The Sponsor agreed to loan the Company up to $300,000 to be used for a portion of the expenses of the Initial Public Offering pursuant to a promissory note (the “Promissory Note”). The Promissory Note was non-interest bearing, unsecured and due at the earlier of December 31, 2021 or the closing of the Initial Public Offering. The Company borrowed $240,000 under the Promissory Note and repaid it in full upon the closing of the Initial Public Offering.

 

In addition, in order to finance transaction costs in connection with an initial Business Combination, the Sponsor, an affiliate of the Sponsor or certain of the Company’s officers and directors may, but is not obligated to, loan the Company funds as may be required (the “Working Capital Loans”). If the Company completes a Business Combination, the Company would repay such Working Capital Loans out of the proceeds of the Trust Account released to the Company. Otherwise, such Working Capital Loans would be repaid only out of funds held outside the Trust Account. In the event that a Business Combination does not close, the Company may use a portion of the funds held outside the Trust Account to repay such Working Capital Loans but no proceeds from the Trust Account would be used to repay such loaned amounts.
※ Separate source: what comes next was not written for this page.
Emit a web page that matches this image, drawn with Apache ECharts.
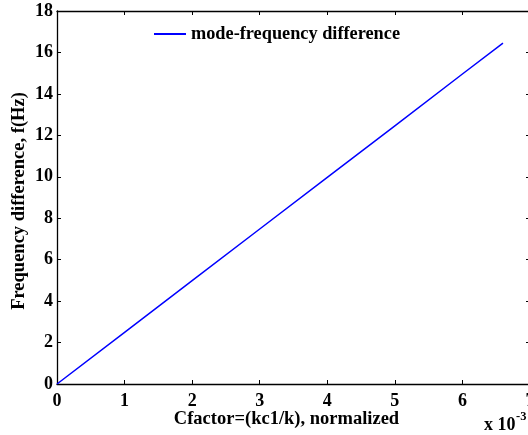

Up to $1,500,000 of Working Capital Loans may be convertible into Private Placement Warrants of the post Business Combination entity, at a price of $1.00 per warrant at the option of the lender. The warrants would be identical to the Private Placement Warrants issued to the Sponsor. As of December 31, 2021 and 2020, no Working Capital Loans were outstanding.

  

Administrative Support Agreement

 

The Company has agreed to pay the Sponsor or one or more of its affiliates, commencing on the date of the final prospectus for the Company’s Initial Public Offering, a total of $20,000 per month for office space and administrative and support services. Payments for such services began on June 29, 2021. Upon completion of a Business Combination or its liquidation, the Company will cease paying these monthly fees. For the year ended December 31, 2021 the company incurred and paid $121,333 in fees for these services.